Evals as Product Spec
- How do you write an eval for *taste*-driven features like [[claude-character-as-product|character]]? Amanda's role is canonical for being eval-resistant; Cat names her as someone who *is* good at evals here, but doesn't describe the technique. **Partially answered:** [[wiki/derived/evals-for-taste-and-character]] — the technique is a pipeline (conviction → dogfood-sourced failure modes → MSM-style variant A/B measurement → ~10 interpretable evals); proven on the safety/values core but still tacit on the warm/witty aesthetic surface.
- The 10-vs-100 number is given without justification. Is there a Goldilocks zone, or does it depend on feature surface area? [[client-side-agent-optimization]]'s framing of combos suggests evals also have a combinatorial explosion problem.
- How do evals interact with [[harness-shrinkage-as-models-improve]]? When a harness asset shrinks because the model now handles it natively, the evals built around the old harness may become artifacts rather than guardrails. Does Anthropic retire evals or repurpose them?
- Is there a single non-Anthropic example of a PM-as-eval-writer to cite, or is this currently a Cat-Wu-singular framing? The Matt Pocock workshop reaches the same place from a different vocabulary, but no third source has been ingested yet.
Managers as ICs
- Fung's own open question: "Do you still need separate iOS and Android orgs?" — if engineers flex across platforms via Claude, the traditional platform-split org may dissolve too. How far does flattening go?
- Does manager-as-IC scale past a certain org size, or only work while Claude Code is small and the codebase is Claude-legible?
Model Introspection Feedback
- How reliable are 4.7-class introspective reports? Anthropic's interpretability research suggests partial fidelity but not full.
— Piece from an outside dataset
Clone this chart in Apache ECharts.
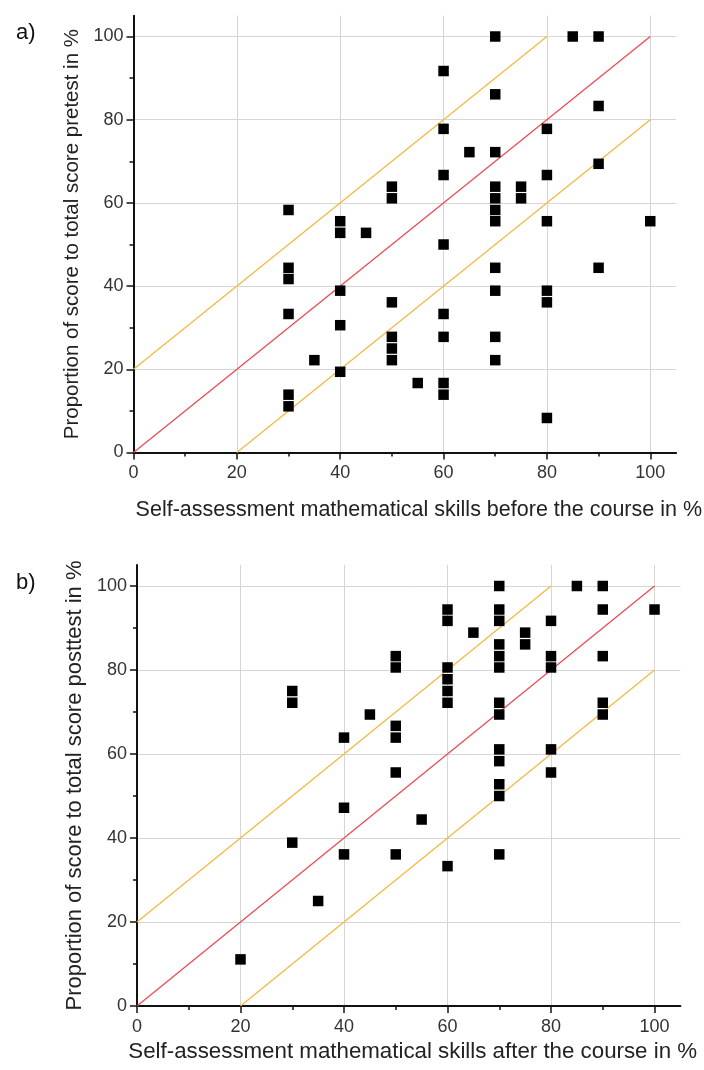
<!DOCTYPE html>
<html><head><meta charset="utf-8">
<script src="https://cdn.jsdelivr.net/npm/echarts@6/dist/echarts.min.js"></script>
<style>html,body{margin:0;padding:0;background:#fff}#c{width:704px;height:1070px}</style>
</head><body><div id="c"></div>
<script>
// ---- data ----
const majorTicks = [0, 20, 40, 60, 80, 100];
const minorTicks = [10, 30, 50, 70, 90];

const preX = [30,30,30,30,30,30, 35, 40,40,40,40,40, 45, 50,50,50,50,50,50, 55,
  60,60,60,60,60,60,60,60, 65, 70,70,70,70,70,70,70,70,70,70,70, 75,75,
  80,80,80,80,80,80, 85, 90,90,90,90, 100];
const preY = [58.3,44.4,41.7,33.3,13.9,11.1, 22.2, 55.6,52.8,38.9,30.6,19.4, 52.8, 63.9,61.1,36.1,27.8,25.0,22.2, 16.7,
  91.7,77.8,66.7,50.0,33.3,27.8,16.7,13.9, 72.2, 100,86.1,72.2,63.9,61.1,58.3,55.6,44.4,38.9,27.8,22.2, 63.9,61.1,
  77.8,66.7,55.6,38.9,36.1,8.3, 100, 100,83.3,69.4,44.4, 55.6];

const postX = [20, 30,30,30, 35, 40,40,40, 45, 50,50,50,50,50,50, 55,
  60,60,60,60,60,60,60, 65, 70,70,70,70,70,70,70,70,70,70,70,70,70, 75,75,
  80,80,80,80,80, 85, 90,90,90,90,90, 100];
const postY = [11.1, 75.0,72.2,38.9, 25.0, 63.9,47.2,36.1, 69.4, 83.3,80.6,66.7,63.9,55.6,36.1, 44.4,
  94.4,91.7,80.6,77.8,75.0,72.2,33.3, 88.9, 100,94.4,91.7,86.1,83.3,80.6,72.2,69.4,61.1,58.3,52.8,50.0,36.1, 88.9,86.1,
  91.7,83.3,80.6,61.1,55.6, 100, 100,94.4,83.3,72.2,69.4, 94.4];

const diagLine = [[0, 0], [100, 100]];
const upperLine = [[0, 20], [80, 100]];
const lowerLine = [[20, 0], [100, 80]];

const panelLabels = ['a)', 'b)'];
const xNames = ['Self-assessment mathematical skills before the course in %',
                'Self-assessment mathematical skills after the course in %'];
const yNames = ['Proportion of score to total score pretest in %',
                'Proportion of score to total score posttest in %'];

// ---- styling ----
const F = '"Liberation Sans", Arial, Helvetica, sans-serif';
const RED = '#ec4b55';
const ORANGE = '#f4b844';
const AXIS_MIN = 0, AXIS_MAX = 105;

function zip(xs, ys) { return xs.map((x, i) => [x, ys[i]]); }

const grids = [
  { left: 133.5, right: 26.5, top: 15.7, bottom: 617.5 },
  { left: 137, right: 23.6, top: 565, bottom: 64 }
];
const panelStyle = [
  { xNameSize: 21.5, yNameSize: 20.5, xNameGap: 47, yNameGap: 42, xNamePad: [0, 0, 0, 28], labelTop: 22 },
  { xNameSize: 22.3, yNameSize: 22, xNameGap: 35, yNameGap: 45, xNamePad: [0, 0, 0, 8], labelTop: 572 }
];

const xAxes = [], yAxes = [], series = [];
grids.forEach((g, gi) => {
  const ps = panelStyle[gi];
  const common = {
    type: 'value', gridIndex: gi, min: AXIS_MIN, max: AXIS_MAX,
    nameLocation: 'middle',
    axisLine: { show: true, onZero: false, lineStyle: { color: '#111', width: 2 } },
    axisTick: { show: true, inside: false, length: 7, customValues: majorTicks, lineStyle: { color: '#111', width: 1.5 } },
    axisLabel: { customValues: majorTicks, fontFamily: F, fontSize: 18, color: '#333' },
    splitLine: { show: true, lineStyle: { color: '#d6d6d6', width: 1 } },
    minorTick: { show: false }
  };
  xAxes.push(Object.assign({}, common, {
    position: 'bottom', name: xNames[gi], nameGap: ps.xNameGap,
    nameTextStyle: { fontFamily: F, fontSize: ps.xNameSize, color: '#222', padding: ps.xNamePad },
    axisLabel: Object.assign({}, common.axisLabel, { margin: 12 })
  }));
  yAxes.push(Object.assign({}, common, {
    position: 'left', name: yNames[gi], nameGap: ps.yNameGap, nameRotate: 90,
    nameTextStyle: { fontFamily: F, fontSize: ps.yNameSize, color: '#222' },
    axisLabel: Object.assign({}, common.axisLabel, { margin: 10 })
  }));
  const minor = {
    type: 'value', gridIndex: gi, min: AXIS_MIN, max: AXIS_MAX,
    axisLine: { show: false },
    axisTick: { show: true, inside: false, length: 4, customValues: minorTicks, lineStyle: { color: '#111', width: 1.5 } },
    axisLabel: { show: false },
    splitLine: { show: false }
  };
  xAxes.push(Object.assign({}, minor, { position: 'bottom' }));
  yAxes.push(Object.assign({}, minor, { position: 'left' }));
});

[[preX, preY], [postX, postY]].forEach((d, gi) => {
  const ax = gi * 2;
  [[diagLine, RED], [upperLine, ORANGE], [lowerLine, ORANGE]].forEach(([ln, col]) => {
    series.push({
      type: 'line', xAxisIndex: ax, yAxisIndex: ax, data: ln, symbol: 'none',
      lineStyle: { color: col, width: 1.3 }, silent: true, z: 2, animation: false
    });
  });
  series.push({
    type: 'scatter', xAxisIndex: ax, yAxisIndex: ax, data: zip(d[0], d[1]),
    symbol: 'rect', symbolSize: 10.5,
    itemStyle: { color: '#000', opacity: 1 },
    z: 3, animation: false
  });
});

const chart = echarts.init(document.getElementById('c'), null, { renderer: 'canvas' });
chart.setOption({
  backgroundColor: '#fff',
  animation: false,
  grid: grids,
  xAxis: xAxes,
  yAxis: yAxes,
  series: series,
  graphic: panelLabels.map((t, i) => ({
    type: 'text', left: 16, top: panelStyle[i].labelTop,
    style: { text: t, font: '22px ' + F, fill: '#111' }
  }))
});
</script>
</body></html>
Empirically, Cat reports it's good enough to drive harness fixes — but unclear at what model scale this technique becomes load-bearing.
- Does adversarial introspection ("why did you fail?") yield different signal than neutral ("walk me through your reasoning")? Worth probing.
- Could a meta-agent run introspection automatically against logged failures? Sounds tractable but no public implementation.
Prototype Over PRD
- Where does prototype-over-PRD break down? Carey's domain is a visual design tool where a prototype *is* the product surface; for backend/infra/data work the prototype may not capture the spec (cf. [[ai-native-product-cadence]]'s "full PRD for heavy-infra features").
- If there is no PRD, where does the *rationale* ("why we chose variation B") live for future readers? Same rationale-capture gap flagged in [[building-is-cheap-arguing-is-expensive]].
- The prototype-as-spec must not become the prototype-as-validation trap [[problem-solution-fit-discipline]] warns about: a fast prototype proves the build was solvable, not that the problem is real.